RNAcentral / rnacentral-references

0 stars 0 forks source link

RNAcentral References

This repository contains a simple API to explore EuropePMC articles.

Installation

Using docker-compose

  1. git clone https://github.com/RNAcentral/rnacentral-references.git
  2. cd rnacentral-references
  3. create an .env file with the following environment variables (keep ENVIRONMENT=DOCKER and change LITSCAN_USER, LITSCAN_PASSWORD and LITSCAN_DB as desired).
    ENVIRONMENT=DOCKER
    LITSCAN_USER=docker
    LITSCAN_PASSWORD=example
    LITSCAN_DB=reference
  4. docker-compose up --build

A volume is being used to persist data generated by and used by Docker containers. If you want to recreate the database, just run the docker-compose down --volumes command before step 4.
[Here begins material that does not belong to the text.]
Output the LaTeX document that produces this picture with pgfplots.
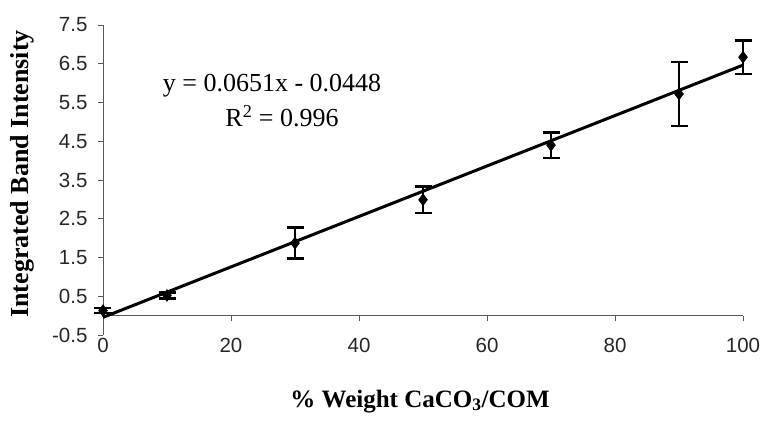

Using local virtual environment

  1. git clone https://github.com/RNAcentral/rnacentral-references.git
  2. cd rnacentral-references
  3. python3 -m venv venv
  4. source venv/bin/activate
  5. pip3 install -r requirements.txt
  6. docker build -t local-postgres database/local - this will create an image with postgres databases.
  7. docker run -d -p 5432:5432 -e POSTGRES_PASSWORD=postgres -t local-postgres - this will create and start an instance of postgres on your local machine's 5432 port.
  8. python3 -m database - creates necessary database tables
  9. python3 -m producer - starts producer server on port 8080
  10. python3 -m consumer - starts consumer server on port 8081

How it works?

Submit a single job using

curl -H "Content-Type:application/json" -d "{\"id\": \"RF00001\"}" localhost:8080/api/submit-job

This job will use the following query on EuropePMC:

query=("RF00001" AND ("rna" OR "mrna" OR "ncrna" OR "lncrna" OR "rrna" OR "sncrna") AND IN_EPMC:Y AND OPEN_ACCESS:Y AND NOT SRC:PPR)

Where:

  1. "RF00001" is the string used in the search
  2. ("rna" OR "mrna" OR "ncrna" OR "lncrna" OR "rrna" OR "sncrna") is used to filter out possible false positives
  3. IN_EPMC:Y means that the full text of the article is available in Europe PMC
  4. OPEN_ACCESS:Y it must be an Open Access article to allow access to the full content
  5. NOT SRC:PPR cannot be a Preprint, as preprints are not peer-reviewed

It is possible to change the query used to filter out possible false positives. To do so, use the query parameter when submitting a job

curl -H "Content-Type:application/json" -d "{\"id\": \"RF00001\", \"query\": \"('foo' AND 'bar')\"}" localhost:8080/api/submit-job

Or if you don't want to use any queries, run

curl -H "Content-Type:application/json" -d "{\"id\": \"RF00001\", \"query\": \"\"}" localhost:8080/api/submit-job

Use the search_limit parameter if you want to set a maximum number of articles to search when testing this tool

curl -H "Content-Type:application/json" -d "{\"id\": \"RF00001\", \"search_limit\": 10}" localhost:8080/api/submit-job

To rescan an id, use the rescan parameter

curl -H "Content-Type:application/json" -d "{\"id\": \"RF00001\", \"rescan\": true}" localhost:8080/api/submit-job

To submit multiple ids run

curl -H "Content-Type:application/json" -d "{\"job_id\": [\"5S rRNA\", \"5S ribosomal RNA\"], \"database\": \"rfam\", \"primary_id\": \"RF00001\", \"search_limit\": 10}" localhost:8080/api/multiple-jobs

The example above is useful for submitting a collection of identifiers (Ids) related to a single gene/accession. Note that the URL used in this case is localhost:8080/api/multiple-jobs.

You can check the results by accessing the URL

http://localhost:8080/api/results/rf00001

Rate limit from the EuropePMC API

Current rate limit is 10 requests per second or 500 per minute. We are making at least 200 requests per minute when this tool is used. If a consumer is searching for an ID that has many articles, this VM can make up to 100 requests per minute. The vast majority of IDs searched do not have articles, so the rate limit is unlikely to be exceeded.